> _The exercise_
Would you transcribe the listing that follows, character for character, and omit its images?
______
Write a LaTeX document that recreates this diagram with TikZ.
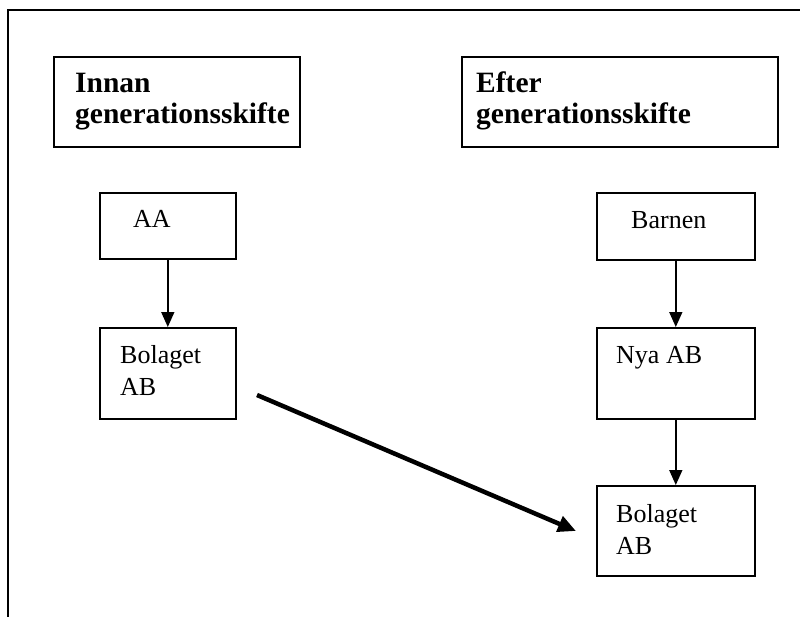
\documentclass[tikz,border=0pt]{standalone}
\usepackage{fontspec}
\setmainfont{Liberation Serif}
\usetikzlibrary{arrows.meta}
\begin{document}
\begin{tikzpicture}[x=1pt,y=-1pt,
  box/.style={draw=black,line width=1.6pt,rectangle,inner sep=0pt,anchor=north west},
  reg/.style={anchor=base west,inner sep=0pt,align=left,font=\fontsize{26}{32}\selectfont},
  hd/.style={anchor=base west,inner sep=0pt,align=left,font=\fontsize{29.5}{31}\selectfont\bfseries},
  thin/.style={line width=1.6pt,-{Triangle[length=15pt,width=13pt]}},
  thick/.style={line width=4.5pt,-{Triangle[length=18pt,width=16pt]}}]
\useasboundingbox (0,0) rectangle (800,616);
% outer frame (cut at right and bottom)
\draw[line width=2pt] (8,620) -- (8,10) -- (806,10);
% boxes
\node[box,minimum width=246pt,minimum height=90pt] (innan) at (53,56) {};
\node[box,minimum width=316pt,minimum height=90pt] (efter) at (461,56) {};
\node[box,minimum width=136pt,minimum height=66pt] (aa) at (99,192) {};
\node[box,minimum width=158pt,minimum height=67pt] (barnen) at (596,192) {};
\node[box,minimum width=136pt,minimum height=91pt] (bol1) at (99,327) {};
\node[box,minimum width=158pt,minimum height=91pt] (nya) at (596,327) {};
\node[box,minimum width=158pt,minimum height=90pt] (bol2) at (596,485) {};
% texts (base anchor = last line)
\node[hd] (innanT) at (75,123) {Innan\\generationsskifte};
\node[hd] (efterT) at (476,123) {Efter\\generationsskifte};
\node[reg] (aaT) at (133,227) {AA};
\node[reg] (barnenT) at (631,228) {Barnen};
\node[reg] (bol1T) at (120,395) {Bolaget\\AB};
\node[reg] (nyaT) at (616,363) {Nya AB};
\node[reg] (bol2T) at (616,554) {Bolaget\\AB};
% connectors
\draw[thin] (aa.south) -- (bol1.north);
\draw[thin] (barnen.south) -- (nya.north);
\draw[thin] (nya.south) -- (bol2.north);
\coordinate (start) at (257,395);
\coordinate (end) at (576,531);
\draw[thick] (start) -- (end);
\end{tikzpicture}
\end{document}
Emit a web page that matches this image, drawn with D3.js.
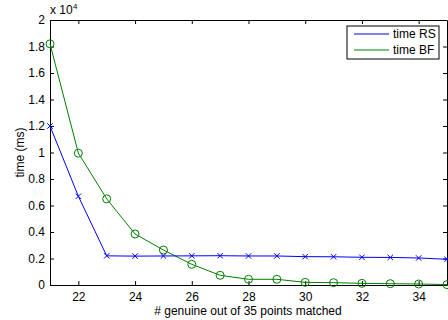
______
> _Response to the exercise_
Write a LaTeX document that recreates this diagram with TikZ.
\documentclass[tikz,border=0pt]{standalone}
\usepackage{fontspec}
\setmainfont{Liberation Serif}
\usetikzlibrary{arrows.meta}
\begin{document}
\begin{tikzpicture}[x=1pt,y=-1pt,
  box/.style={draw=black,line width=1.6pt,rectangle,inner sep=0pt,anchor=north west},
  reg/.style={anchor=base west,inner sep=0pt,align=left,font=\fontsize{26}{32}\selectfont},
  hd/.style={anchor=base west,inner sep=0pt,align=left,font=\fontsize{29.5}{31}\selectfont\bfseries},
  thin/.style={line width=1.6pt,-{Triangle[length=15pt,width=13pt]}},
  thick/.style={line width=4.5pt,-{Triangle[length=18pt,width=16pt]}}]
\useasboundingbox (0,0) rectangle (800,616);
% outer frame (cut at right and bottom)
\draw[line width=2pt] (8,620) -- (8,10) -- (806,10);
% boxes
\node[box,minimum width=246pt,minimum height=90pt] (innan) at (53,56) {};
\node[box,minimum width=316pt,minimum height=90pt] (efter) at (461,56) {};
\node[box,minimum width=136pt,minimum height=66pt] (aa) at (99,192) {};
\node[box,minimum width=158pt,minimum height=67pt] (barnen) at (596,192) {};
\node[box,minimum width=136pt,minimum height=91pt] (bol1) at (99,327) {};
\node[box,minimum width=158pt,minimum height=91pt] (nya) at (596,327) {};
\node[box,minimum width=158pt,minimum height=90pt] (bol2) at (596,485) {};
% texts (base anchor = last line)
\node[hd] (innanT) at (75,123) {Innan\\generationsskifte};
\node[hd] (efterT) at (476,123) {Efter\\generationsskifte};
\node[reg] (aaT) at (133,227) {AA};
\node[reg] (barnenT) at (631,228) {Barnen};
\node[reg] (bol1T) at (120,395) {Bolaget\\AB};
\node[reg] (nyaT) at (616,363) {Nya AB};
\node[reg] (bol2T) at (616,554) {Bolaget\\AB};
% connectors
\draw[thin] (aa.south) -- (bol1.north);
\draw[thin] (barnen.south) -- (nya.north);
\draw[thin] (nya.south) -- (bol2.north);
\coordinate (start) at (257,395);
\coordinate (end) at (576,531);
\draw[thick] (start) -- (end);
\end{tikzpicture}
\end{document}
Emit a web page that matches this image, drawn with D3.js.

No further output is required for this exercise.